In a series of tweets, Belfiore said that building new features for Windows Phone and launching new handsets are no longer a “focus” for the company. This is the first time a Microsoft executive has publicly admitted that the company is no longer pursuing any future with Windows 10 Mobile. Even as Microsoft hasn’t launched any new Windows Phone handset in years, in a 2015 interview with Panos Panay, vice president of Microsoft who oversees devices, Wired’s David Pierce had noted that the company was testing new devices. That interview spurred possibilities among Windows Phone enthusiasts that Microsoft was looking to launch more handsets – possibly named Surface Phone.
Belfiore, who returned to work at Microsoft after a year of vacation from the company, said Microsoft attempted to fix one of the biggest factors crippling the growth of Windows Phone, namely the unavailability of several popular apps, but its attempts never materialised. “We have tried VERY HARD to incent app devs. Paid money.. wrote apps 4 them.. but volume of users is too low for most companies to invest. ☹️,” Belfiore tweeted.

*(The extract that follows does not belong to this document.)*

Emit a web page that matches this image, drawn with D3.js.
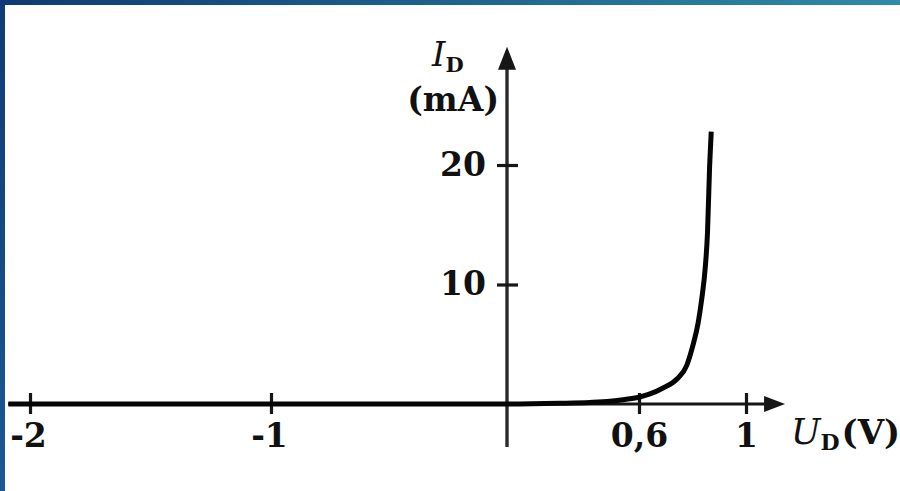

Microsoft ended support for Windows Phone 8.1, the most popular version of its mobile operating system in July. Belfiore in another tweet insisted that the company will continue to support the platform by releasing bug fixes and security updates.
Responding to a hypothetical question from a user about what would Microsoft do when it realises that most Android and iOS users don’t see any need to use Microsoft’s services, Belfiore said “a huge, huge majority of our Windows/Office (and Xbox) users are mixed-ecosystem. MOST people have a different phone than PC.”
Belfiore in another tweet explained his reasons for switching away from Windows Phone, “As an individual end-user, I switched platforms for the app/hw diversity. We will support those users too! Choose what’s best 4 u.”
Under the leadership of Satya Nadella, who was appointed as the chief executive officer of the company in 2014, Microsoft has made several bold changes to its strategy, increasingly opening up its services to rival platforms. Just last week, Microsoft released Edge Web browser in preview to Android and iOS.
In his book Hit Refresh, Nadella revealed that he opposed the idea of purchasing Nokia and further pursing a future in Windows Phone.